McCain has never been shy about speaking against subsidising the crop-based fuel when he is in farm country, though that stand helped to make him unpopular enough in Iowa that he skipped participating in its leadoff presidential caucuses in 2000 and again in 2008.

more ethanol plants under construction

The United States has 134 ethanol plants in 26 states with 77 more under construction or expanding, according to the Renewable Fuels Association, a trade group for the ethanol industry.

This year's corn crop, expected to be a record, is worth about $52 billion.

The Agriculture Department says economic growth in developing countries, tight global grain supplies and demand for ethanol have pushed corn prices to record or near-record prices.

In a brief speech at the fairgrounds - where he viewed a 1,253-pound (568-kilogram) boar named Freight Train and looked for pork chop on a stick, a fair delicacy - McCain pledged to negotiate trade deals favourable to farm commodities.

new TV ad

"My mission and my job as president of the United States will be to make sure every market in the world is open to your products," he said.
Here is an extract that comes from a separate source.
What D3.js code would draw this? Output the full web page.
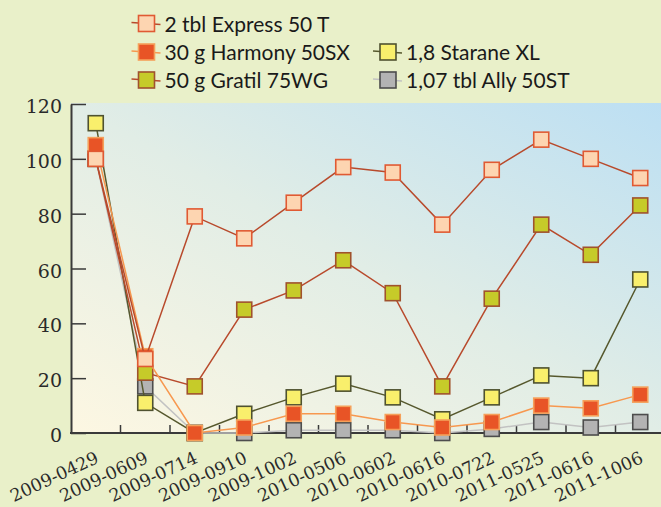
<!DOCTYPE html>
<html><head><meta charset="utf-8">
<script src="https://cdn.jsdelivr.net/npm/d3@7/dist/d3.min.js"></script>
<style>
html,body{margin:0;padding:0;background:#e9f0c9;}
svg{display:block;}
</style></head>
<body><svg id="c" width="661" height="507"></svg>
<script>
const categories = ["2009-0429","2009-0609","2009-0714","2009-0910","2009-1002","2010-0506","2010-0602","2010-0616","2010-0722","2011-0525","2011-0616","2011-1006"];
const seriesNames = ["2 tbl Express 50 T","30 g Harmony 50SX","50 g Gratil 75WG","1,8 Starane XL","1,07 tbl Ally 50ST"];
const express = [100,27,79,71,84,97,95,76,96,107,100,93];
const harmony = [105,28,0,2,7,7,4,2,4,10,9,14];
const gratil  = [100,22,17,45,52,63,51,17,49,76,65,83];
const starane = [113,11,0,7,13,18,13,5,13,21,20,56];
const ally    = [100,17,0,0,1,1,1,0,1.5,4,2,4];
const yTicks = [0,20,40,60,80,100,120];

const styles = [
  {line:"#b84a2c", fill:"#fdd5b1", stroke:"#e05a33"},
  {line:"#f7984f", fill:"#e85426", stroke:"#f5a05a"},
  {line:"#b84a2c", fill:"#c6cb29", stroke:"#a0522d"},
  {line:"#56582d", fill:"#f9ef6c", stroke:"#4f5230"},
  {line:"#c2c2c2", fill:"#b3b3b3", stroke:"#4d4d4d"}
];
const values = [express, harmony, gratil, starane, ally];

const svg = d3.select("#c");
const W = 661, H = 507;
const pLeft = 71, pRight = 665, pTop = 104, pBottom = 433;

const x = d3.scaleBand().domain(categories).range([pLeft, pRight]).padding(0);
const y = d3.scaleLinear().domain([0,120]).range([pBottom, pTop]);

// background
const defs = svg.append("defs");
const g = defs.append("linearGradient").attr("id","bg").attr("x1",0).attr("y1",1).attr("x2",1).attr("y2",0);
g.append("stop").attr("offset",0).attr("stop-color","#fdf7e2");
g.append("stop").attr("offset",0.5).attr("stop-color","#e1ede6");
g.append("stop").attr("offset",1).attr("stop-color","#bcdff3");
svg.append("rect").attr("x",pLeft).attr("y",pTop-1).attr("width",W-pLeft).attr("height",pBottom-pTop+1).attr("fill","url(#bg)");

// y axis
const yAxis = svg.append("g").attr("transform",`translate(${pLeft},0)`)
  .call(d3.axisLeft(y).tickValues(yTicks).tickSize(-15).tickSizeOuter(0).tickPadding(9));
yAxis.select(".domain").attr("stroke","#3a3a3a").attr("stroke-width",2);
yAxis.selectAll(".tick line").attr("stroke","#3a3a3a").attr("stroke-width",1.5);
yAxis.selectAll(".tick text").attr("font-family","DejaVu Serif").attr("font-size",19).attr("fill","#2a2a2a").attr("dy","0.45em");

// x axis
const xAxis = svg.append("g").attr("transform",`translate(0,${pBottom})`)
  .call(d3.axisBottom(x).tickSize(0).tickSizeOuter(0));
xAxis.select(".domain").remove();
xAxis.selectAll(".tick text")
  .attr("font-family","DejaVu Serif").attr("font-size",17.5).attr("fill","#2a2a2a")
  .attr("text-anchor","end")
  .attr("transform","translate(4,29) rotate(-25)")
  .attr("dy",0).attr("y",0).attr("x",0);
svg.append("g").selectAll("line").data(categories.slice(1)).join("line")
  .attr("x1",d=>x(d)).attr("x2",d=>x(d)).attr("y1",pBottom).attr("y2",pBottom-8)
  .attr("stroke","#3a3a3a").attr("stroke-width",1.5);
svg.append("line").attr("x1",pLeft-1).attr("x2",W).attr("y1",pBottom).attr("y2",pBottom)
  .attr("stroke","#3a3a3a").attr("stroke-width",2);

// series, drawn bottom to top
const cx = d => x(d) + x.bandwidth()/2;
const order = [4,3,2,1,0];
const line = d3.line().x(d=>cx(d.c)).y(d=>y(d.v));
const ms = 15;
order.forEach(i => {
  const pts = categories.map((c,k)=>({c, v:values[i][k]}));
  const s = styles[i];
  const gg = svg.append("g");
  gg.append("path").datum(pts).attr("d",line).attr("fill","none").attr("stroke",s.line).attr("stroke-width",1.5);
  gg.selectAll("rect").data(pts).join("rect")
    .attr("x",d=>cx(d.c)-ms/2).attr("y",d=>y(d.v)-ms/2).attr("width",ms).attr("height",ms)
    .attr("fill",s.fill).attr("stroke",s.stroke).attr("stroke-width",1.6);
});

// legend
const legPos = [[146.5,23.5],[146.5,52],[146.5,80],[388,52],[388,80]];
const lg = svg.append("g");
seriesNames.forEach((n,i)=>{
  const [lx,ly] = legPos[i];
  const s = styles[i];
  lg.append("line").attr("x1",lx-15).attr("x2",lx+14).attr("y1",ly-1).attr("y2",ly+1).attr("stroke",s.line).attr("stroke-width",1.3);
  lg.append("rect").attr("x",lx-8).attr("y",ly-8).attr("width",16).attr("height",16)
    .attr("fill",s.fill).attr("stroke",s.stroke).attr("stroke-width",1.6);
  lg.append("text").attr("x",lx+18).attr("y",ly+8).text(n)
    .attr("font-family","Lato").attr("font-size",21).attr("fill","#1a1a1a");
});
</script></body></html>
Meanwhile, the McCain campaign has released a new TV ad for battleground states that contends Obama would raise taxes on the middle class as well as families, small businesses and the elderly. It repeats the Republican campaign's assertion that Obama would raise taxes on those making $42,000 a year, a figure linked to allowing the Bush administration's tax cuts to expire on schedule in 2010.

Obama maintains that his budget plan is aimed at raising taxes only on those making more than $200,000 a year individually and $250,000 a year as a couple.

The Obama campaign called the new McCain spot "a lie" and "part of the old, tired politics of a party in Washington that has run out of ideas and run out of steam."